Robert Rubin, the former Treasury secretary who has been sharply criticized over his role in the financial turmoil at Citigroup Inc., resigned as senior counselor and will depart from the board when his term ends in April.

The departure was called a retirement by the New York company, which has suffered $20 billion in losses over the past year and got a government bailout of at least $45 billion. Citigroup's troubles cast an awkward spotlight on Mr. Rubin, who has received $115 million in pay since 1999, excluding stock options.

While Mr. Rubin has defended his performance since joining Citigroup in 1999, insisting that the bank's problems resulted from the wider turmoil in the financial system and not failures by Citigroup, he is "tired of it," a person familiar with the matter said.

"This is not a decision that I have come to lightly," Mr. Rubin said in a statement. "But as I enter my 70s and with all that is now in place at Citi, I believe the time has come for me to make these changes."

Chief Executive Vikram Pandit praised Mr. Rubin's "invaluable" contributions to the company over the past decade.

Mr. Rubin, 70, intends to "deepen his involvement in outside activities and organizations to which he has been strongly committed," the New York company said in a press release Friday.

"My great regret is that I and so many of us who have been involved in this industry for so long did not recognize the serious possibility of the extreme circumstances that the financial system faces today," Mr. Rubin said in a letter to Mr. Pandit.

Mr.
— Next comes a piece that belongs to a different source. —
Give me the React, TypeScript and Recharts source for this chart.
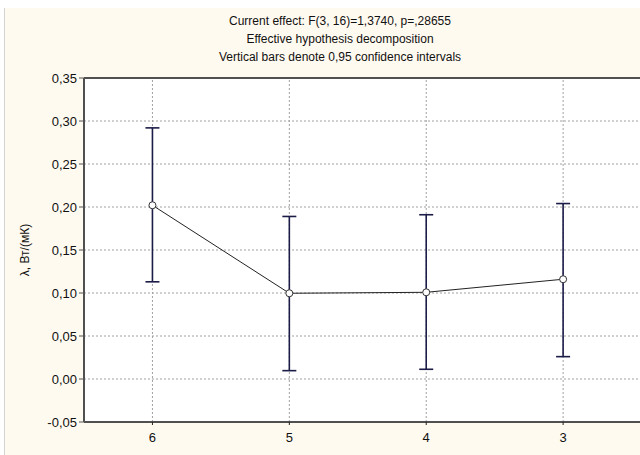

Rubin, who served at the Treasury's helm from 1995 to 1999 under President Clinton, has faced criticism from investors including Smith Asset Management's William Smith for collecting more than $150 million in pay in a decade while failing to steer Citigroup away from subprime mortgage securities.

The investments led to four straight quarterly losses and prompted Citi to turn to the government for a rescue package.

Citigroup, the biggest bank recipient of U.S. bailout funds, completed an agreement for a $20 billion government investment, on top of an earlier $25 billion injection and a U.S. guarantee on $306 billion in troubled assets.

Mr. Rubin's departure is "not a huge surprise," said Michael Holland, the chairman and founder of Holland & Co., a New York firm that oversees $4 billion of assets. "It's been a challenged situation for a long period of time."

Mr. Pandit, 51, is cutting 52,000 jobs worldwide and expects "major challenges" to continue into 2009, he said Dec. 31.

In the letter to Mr. Pandit, Mr. Rubin said he had "great respect for you and the job you have been doing in addressing the most difficult financial markets since the 1930s."

He continued, "There is still a great deal to do, but I have great confidence that Citi will meet the long-term challenges ahead." Citi's shares fell 5.7% Friday.